13.1.21

Sonido

Cuaderno de invierno, 24



La paz es la ausencia de viento, y Teruel es la cuarta provincia menos ventosa de España. Lo leo en El triángulo de hielo, de Vicente Aupí, mi libro de cabecera para estas jornadas polares. Así que sin viento las mañanas de sol, aun con temperaturas bajo cero, suelen ser muy agradables. Descanso de picar hielo en el caminillo (una placa de cinco centímetros debajo de la nieve) y me voy un rato con los perros, que están contemplando el paisaje. Con ellos escucho la mañana. La nieve amortigua el sonido, absorbe los ecos cruzados. Aunque yo creo que, más que amortiguar, lo que hace es limpiarlo. Hay un fondo de copos de nieve que caen de los árboles y se estrellan contra el suelo, y en el trayecto producen un sonido metálico, como de campanillas de viento, al golpearse con las vainas secas del ciclamor. Dan esa sensación que al principio nos daban los discos compactos, de los que nos llamaba la atención su asepsia diamantina, el hecho de que no hubiera nada más que aquello que sonaba. Una banda de viento metal en un valle nevado tiene que ser toda una experiencia. Incluso el chillido de un grajo que aletea entre las ramas de los chopos es una octava más agudo, y esa nitidez es lo que hace comprenderlo mejor: es sin duda un grito de alarma, de frío, de no ver ningún gusano en semejante lápida sin inscripciones, o de haberse perdido. Los grajos ven más que nosotros, pero aquí no hay nada que ver. Esa luz blanca restallante tiene que ser más agresiva incluso para ellos, que se emboscan para huir de los deslumbramientos.

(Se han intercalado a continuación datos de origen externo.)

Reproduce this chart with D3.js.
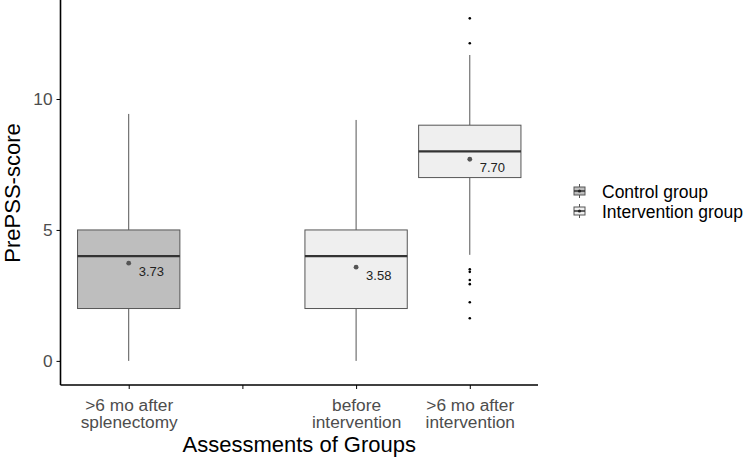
<!DOCTYPE html>
<html lang="en">
<head>
    <meta charset="UTF-8">
    <title>PrePSS-score boxplot</title>
    <script src="https://d3js.org/d3.v7.min.js"></script>
    <style>
        body { margin: 0; background: #fff; }
        text { font-family: "Liberation Sans", Arial, sans-serif; }
        .tick text { fill: #4d4d4d; font-size: 17.3px; }
        .axis path, .axis line { stroke: #000; }
    </style>
</head>
<body>
    <script>
        const categories = [">6 mo after\nsplenectomy", "", "before\nintervention", ">6 mo after\nintervention"];
        const boxCats = [0, 2, 3];
        const groups = ["Control group", "Intervention group", "Intervention group"];
        const q1 = [2, 2, 7];
        const medians = [4, 4, 8];
        const q3 = [5, 5, 9];
        const whiskLow = [0, 0, 4.05];
        const whiskHigh = [9.43, 9.2, 11.68];
        const means = [3.73, 3.58, 7.70];
        const outliers = [[], [], [13.08, 12.13, 3.5, 3.4, 3.09, 2.93, 2.24, 1.63]];
        const legendGroups = ["Control group", "Intervention group"];
        const fills = { "Control group": "#bebebe", "Intervention group": "#efefef" };

        const W = 745, H = 460;
        const pLeft = 60.5, pRight = 538, pTop = 0, pBottom = 385;

        const svg = d3.select("body").append("svg")
            .attr("width", W).attr("height", H);

        const x = d3.scalePoint()
            .domain(d3.range(categories.length))
            .range([pLeft, pRight])
            .padding(0.6);
        const step = x.step();
        const boxW = step * 0.9;

        const y = d3.scaleLinear().domain([-0.92, 13.78]).range([pBottom, pTop]);

        // boxes
        const g = svg.append("g");
        boxCats.forEach((c, i) => {
            const cx = x(c);
            g.append("line")
                .attr("x1", cx).attr("x2", cx)
                .attr("y1", y(q3[i])).attr("y2", y(whiskHigh[i]))
                .attr("stroke", "#555").attr("stroke-width", 1);
            g.append("line")
                .attr("x1", cx).attr("x2", cx)
                .attr("y1", y(q1[i])).attr("y2", y(whiskLow[i]))
                .attr("stroke", "#555").attr("stroke-width", 1);
            g.append("rect")
                .attr("x", cx - boxW / 2).attr("width", boxW)
                .attr("y", y(q3[i])).attr("height", y(q1[i]) - y(q3[i]))
                .attr("fill", fills[groups[i]])
                .attr("stroke", "#555").attr("stroke-width", 1);
            g.append("line")
                .attr("x1", cx - boxW / 2).attr("x2", cx + boxW / 2)
                .attr("y1", y(medians[i])).attr("y2", y(medians[i]))
                .attr("stroke", "#333").attr("stroke-width", 2.2);
            outliers[i].forEach(v => {
                g.append("circle")
                    .attr("cx", cx).attr("cy", y(v)).attr("r", 1.3)
                    .attr("fill", "#000");
            });
            g.append("circle")
                .attr("cx", cx).attr("cy", y(means[i])).attr("r", 2.4)
                .attr("fill", "#555");
            g.append("text")
                .attr("x", cx + 10).attr("y", y(means[i]) + 12.7)
                .attr("font-size", 13).attr("fill", "#222")
                .text(means[i].toFixed(2));
        });

        // y axis
        const yAxis = svg.append("g").attr("class", "axis")
            .attr("transform", `translate(${pLeft},0)`)
            .call(d3.axisLeft(y).tickValues([0, 5, 10]).tickSize(4).tickPadding(4));
        yAxis.select(".domain").attr("d", `M0,${pTop}V${pBottom}`).attr("stroke-width", 1.6);
        yAxis.selectAll(".tick line").attr("stroke", "#333");

        // x axis
        const xAxis = svg.append("g").attr("class", "axis")
            .attr("transform", `translate(0,${pBottom})`)
            .call(d3.axisBottom(x).tickSize(4).tickFormat(""));
        xAxis.select(".domain").attr("d", `M${pLeft},0H${pRight}`).attr("stroke-width", 1.6);
        xAxis.selectAll(".tick line").attr("stroke", "#333");
        xAxis.selectAll(".tick").each(function (d) {
            const lines = categories[d].split("\n").filter(s => s);
            const t = d3.select(this).append("text")
                .attr("text-anchor", "middle").attr("y", 26);
            lines.forEach((s, k) => {
                t.append("tspan").attr("x", 0).attr("dy", k === 0 ? 0 : 17.4).text(s);
            });
        });

        // axis titles
        svg.append("text")
            .attr("x", (pLeft + pRight) / 2).attr("y", 452)
            .attr("text-anchor", "middle").attr("font-size", 22).attr("fill", "#000")
            .text("Assessments of Groups");
        svg.append("text")
            .attr("transform", `translate(19.5,193) rotate(-90)`)
            .attr("text-anchor", "middle").attr("font-size", 22).attr("fill", "#000")
            .text("PrePSS-score");

        // legend
        const leg = svg.append("g").attr("transform", "translate(572,181)");
        legendGroups.forEach((name, i) => {
            const r = leg.append("g").attr("transform", `translate(0,${i * 20})`);
            r.append("line").attr("x1", 7.5).attr("x2", 7.5).attr("y1", 3).attr("y2", 17)
                .attr("stroke", "#555");
            r.append("rect").attr("x", 2).attr("y", 6).attr("width", 11).attr("height", 8)
                .attr("fill", fills[name]).attr("stroke", "#555");
            r.append("line").attr("x1", 2).attr("x2", 13).attr("y1", 10).attr("y2", 10)
                .attr("stroke", "#333").attr("stroke-width", 1.5);
            r.append("circle").attr("cx", 7.5).attr("cy", 10).attr("r", 1.6).attr("fill", "#222");
            r.append("text").attr("x", 30).attr("y", 17)
                .attr("font-size", 17.5).attr("fill", "#000").text(name);
        });
    </script>
</body>
</html>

Entiendo su actitud porque los escucho mejor. La acústica es perfecta. Las voces no reverberan ni se desvanecen, son de límites tajantes, y ese timbre cristalino pronuncia universales del significado. Algo se ha movido entre los desmayos de la acequia y Galán prorrumpe en roncos ladridos, que no resuenan por el valle como de ordinario, no tan orfeónicos, pero sí más nítidos, más afilados, probablemente el sonido que escuchen los gatos, no el ladrido pánfilo que a veces oímos nosotros sino el bramido potente que avisa y amenaza. Yo mismo pego un grito que casi no me da tiempo a escuchar, y en todo caso lo oigo más por dentro que por fuera. No sé qué habrán pensado los mastines.